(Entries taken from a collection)
________________
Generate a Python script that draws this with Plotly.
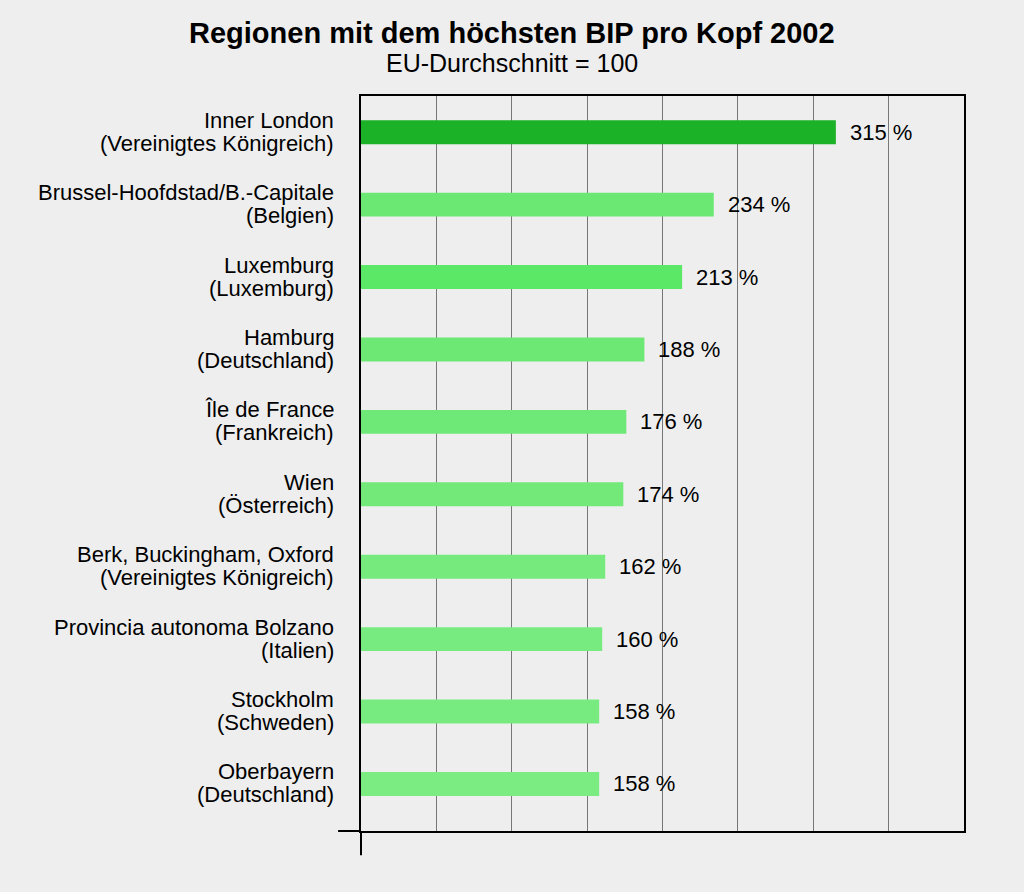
"""Regionen mit dem hoechsten BIP pro Kopf 2002 - horizontal bar chart."""

import plotly.graph_objects as go

region_names = [
    "Inner London",
    "Brussel-Hoofdstad/B.-Capitale",
    "Luxemburg",
    "Hamburg",
    "Île de France",
    "Wien",
    "Berk, Buckingham, Oxford",
    "Provincia autonoma Bolzano",
    "Stockholm",
    "Oberbayern",
]
countries = [
    "(Vereinigtes Königreich)",
    "(Belgien)",
    "(Luxemburg)",
    "(Deutschland)",
    "(Frankreich)",
    "(Österreich)",
    "(Vereinigtes Königreich)",
    "(Italien)",
    "(Schweden)",
    "(Deutschland)",
]
gdp_index = [315, 234, 213, 188, 176, 174, 162, 160, 158, 158]
value_labels = [f"{v} %" for v in gdp_index]
bar_colors = [
    "#1bb228", "#6be874", "#5be866", "#6de874", "#6ee876",
    "#73e97a", "#76ea7d", "#77eb7f", "#78eb80", "#7aec82",
]

FONT = "Liberation Sans, Arial, sans-serif"
categories = [f"{r} {c}" for r, c in zip(region_names, countries)]

fig = go.Figure()
fig.add_trace(
    go.Bar(
        x=gdp_index,
        y=categories,
        orientation="h",
        width=0.33,
        marker={"color": bar_colors, "line": {"width": 0}},
        hoverinfo="x+y",
    )
)

for cat, name, country, value, label in zip(
    categories, region_names, countries, gdp_index, value_labels
):
    # value label right of the bar
    fig.add_annotation(
        x=value, y=cat, text=label, showarrow=False,
        xanchor="left", yanchor="middle", xshift=12,
        font={"size": 22, "color": "#000000", "family": FONT},
    )
    # two-line category label, tight line spacing
    fig.add_annotation(
        x=0, xref="paper", y=cat, text=name, showarrow=False,
        xanchor="right", yanchor="middle", xshift=-25, yshift=12,
        font={"size": 22, "color": "#000000", "family": FONT},
    )
    fig.add_annotation(
        x=0, xref="paper", y=cat, text=country, showarrow=False,
        xanchor="right", yanchor="middle", xshift=-25, yshift=-11,
        font={"size": 22, "color": "#000000", "family": FONT},
    )

fig.add_annotation(
    x=0.2504, xref="paper", y=1.086, yref="paper",
    xanchor="center", yanchor="middle",
    text="<b>Regionen mit dem höchsten BIP pro Kopf 2002</b>",
    showarrow=False, font={"size": 29, "color": "#000000", "family": FONT},
)
fig.add_annotation(
    x=0.2504, xref="paper", y=1.045, yref="paper",
    xanchor="center", yanchor="middle",
    text="EU-Durchschnitt = 100",
    showarrow=False, font={"size": 25, "color": "#000000", "family": FONT},
)

# axis lines sticking out past the origin
fig.add_shape(type="line", xref="paper", yref="paper", x0=-0.038, x1=0, y0=0, y1=0,
              line={"color": "#000000", "width": 2})
fig.add_shape(type="line", xref="paper", yref="paper", x0=0, x1=0, y0=0, y1=-0.033,
              line={"color": "#000000", "width": 2})

fig.update_xaxes(
    range=[0, 400],
    dtick=50,
    showticklabels=False,
    showgrid=True,
    gridcolor="#777777",
    gridwidth=1,
    zeroline=False,
    showline=True,
    linecolor="#000000",
    linewidth=2,
    mirror=True,
    fixedrange=True,
)
fig.update_yaxes(
    categoryorder="array",
    categoryarray=categories,
    range=[9.65, -0.5],
    showgrid=False,
    showticklabels=False,
    showline=True,
    linecolor="#000000",
    linewidth=2,
    mirror=True,
    ticks="",
    fixedrange=True,
)
fig.update_layout(
    width=1024,
    height=892,
    margin={"l": 361, "r": 60, "t": 96, "b": 61},
    paper_bgcolor="#eeeeee",
    plot_bgcolor="#eeeeee",
    showlegend=False,
    font={"family": FONT, "color": "#000000"},
)

fig.write_html(
    "out.html",
    config={"displayModeBar": False},
    post_script="document.body.style.margin='0';",
)
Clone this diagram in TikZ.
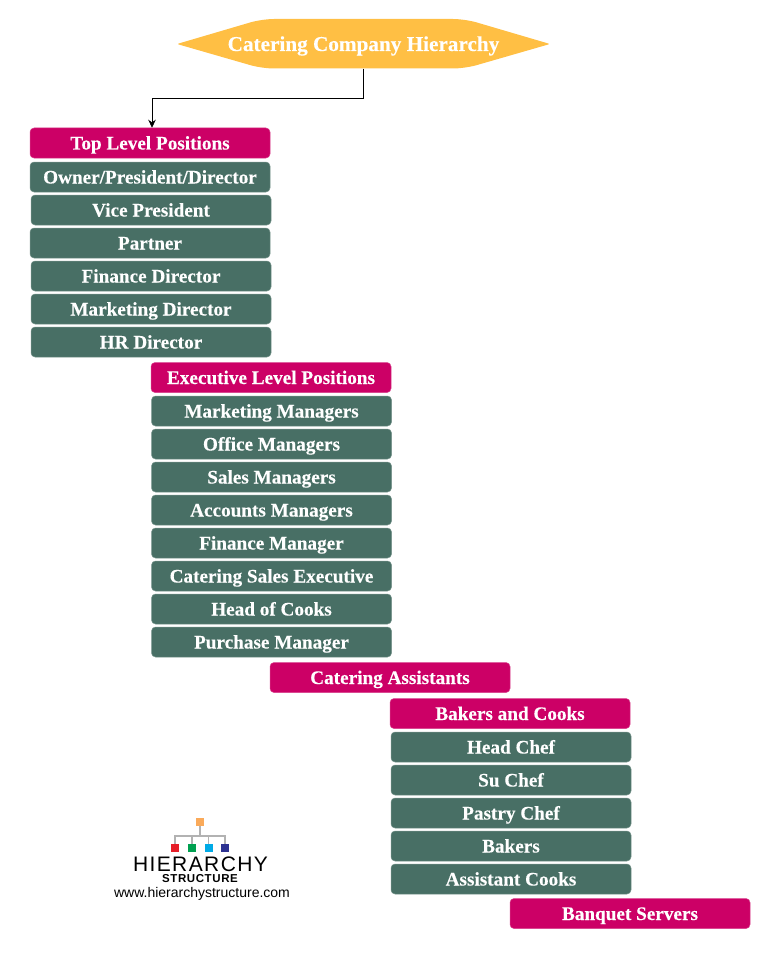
________________
## Given exercise
Write out every line above exactly as it is, leaving out the pictures.

## Correct result
Generate a Python script that draws this with Plotly.
"""Regionen mit dem hoechsten BIP pro Kopf 2002 - horizontal bar chart."""

import plotly.graph_objects as go

region_names = [
    "Inner London",
    "Brussel-Hoofdstad/B.-Capitale",
    "Luxemburg",
    "Hamburg",
    "Île de France",
    "Wien",
    "Berk, Buckingham, Oxford",
    "Provincia autonoma Bolzano",
    "Stockholm",
    "Oberbayern",
]
countries = [
    "(Vereinigtes Königreich)",
    "(Belgien)",
    "(Luxemburg)",
    "(Deutschland)",
    "(Frankreich)",
    "(Österreich)",
    "(Vereinigtes Königreich)",
    "(Italien)",
    "(Schweden)",
    "(Deutschland)",
]
gdp_index = [315, 234, 213, 188, 176, 174, 162, 160, 158, 158]
value_labels = [f"{v} %" for v in gdp_index]
bar_colors = [
    "#1bb228", "#6be874", "#5be866", "#6de874", "#6ee876",
    "#73e97a", "#76ea7d", "#77eb7f", "#78eb80", "#7aec82",
]

FONT = "Liberation Sans, Arial, sans-serif"
categories = [f"{r} {c}" for r, c in zip(region_names, countries)]

fig = go.Figure()
fig.add_trace(
    go.Bar(
        x=gdp_index,
        y=categories,
        orientation="h",
        width=0.33,
        marker={"color": bar_colors, "line": {"width": 0}},
        hoverinfo="x+y",
    )
)

for cat, name, country, value, label in zip(
    categories, region_names, countries, gdp_index, value_labels
):
    # value label right of the bar
    fig.add_annotation(
        x=value, y=cat, text=label, showarrow=False,
        xanchor="left", yanchor="middle", xshift=12,
        font={"size": 22, "color": "#000000", "family": FONT},
    )
    # two-line category label, tight line spacing
    fig.add_annotation(
        x=0, xref="paper", y=cat, text=name, showarrow=False,
        xanchor="right", yanchor="middle", xshift=-25, yshift=12,
        font={"size": 22, "color": "#000000", "family": FONT},
    )
    fig.add_annotation(
        x=0, xref="paper", y=cat, text=country, showarrow=False,
        xanchor="right", yanchor="middle", xshift=-25, yshift=-11,
        font={"size": 22, "color": "#000000", "family": FONT},
    )

fig.add_annotation(
    x=0.2504, xref="paper", y=1.086, yref="paper",
    xanchor="center", yanchor="middle",
    text="<b>Regionen mit dem höchsten BIP pro Kopf 2002</b>",
    showarrow=False, font={"size": 29, "color": "#000000", "family": FONT},
)
fig.add_annotation(
    x=0.2504, xref="paper", y=1.045, yref="paper",
    xanchor="center", yanchor="middle",
    text="EU-Durchschnitt = 100",
    showarrow=False, font={"size": 25, "color": "#000000", "family": FONT},
)

# axis lines sticking out past the origin
fig.add_shape(type="line", xref="paper", yref="paper", x0=-0.038, x1=0, y0=0, y1=0,
              line={"color": "#000000", "width": 2})
fig.add_shape(type="line", xref="paper", yref="paper", x0=0, x1=0, y0=0, y1=-0.033,
              line={"color": "#000000", "width": 2})

fig.update_xaxes(
    range=[0, 400],
    dtick=50,
    showticklabels=False,
    showgrid=True,
    gridcolor="#777777",
    gridwidth=1,
    zeroline=False,
    showline=True,
    linecolor="#000000",
    linewidth=2,
    mirror=True,
    fixedrange=True,
)
fig.update_yaxes(
    categoryorder="array",
    categoryarray=categories,
    range=[9.65, -0.5],
    showgrid=False,
    showticklabels=False,
    showline=True,
    linecolor="#000000",
    linewidth=2,
    mirror=True,
    ticks="",
    fixedrange=True,
)
fig.update_layout(
    width=1024,
    height=892,
    margin={"l": 361, "r": 60, "t": 96, "b": 61},
    paper_bgcolor="#eeeeee",
    plot_bgcolor="#eeeeee",
    showlegend=False,
    font={"family": FONT, "color": "#000000"},
)

fig.write_html(
    "out.html",
    config={"displayModeBar": False},
    post_script="document.body.style.margin='0';",
)
Clone this diagram in TikZ.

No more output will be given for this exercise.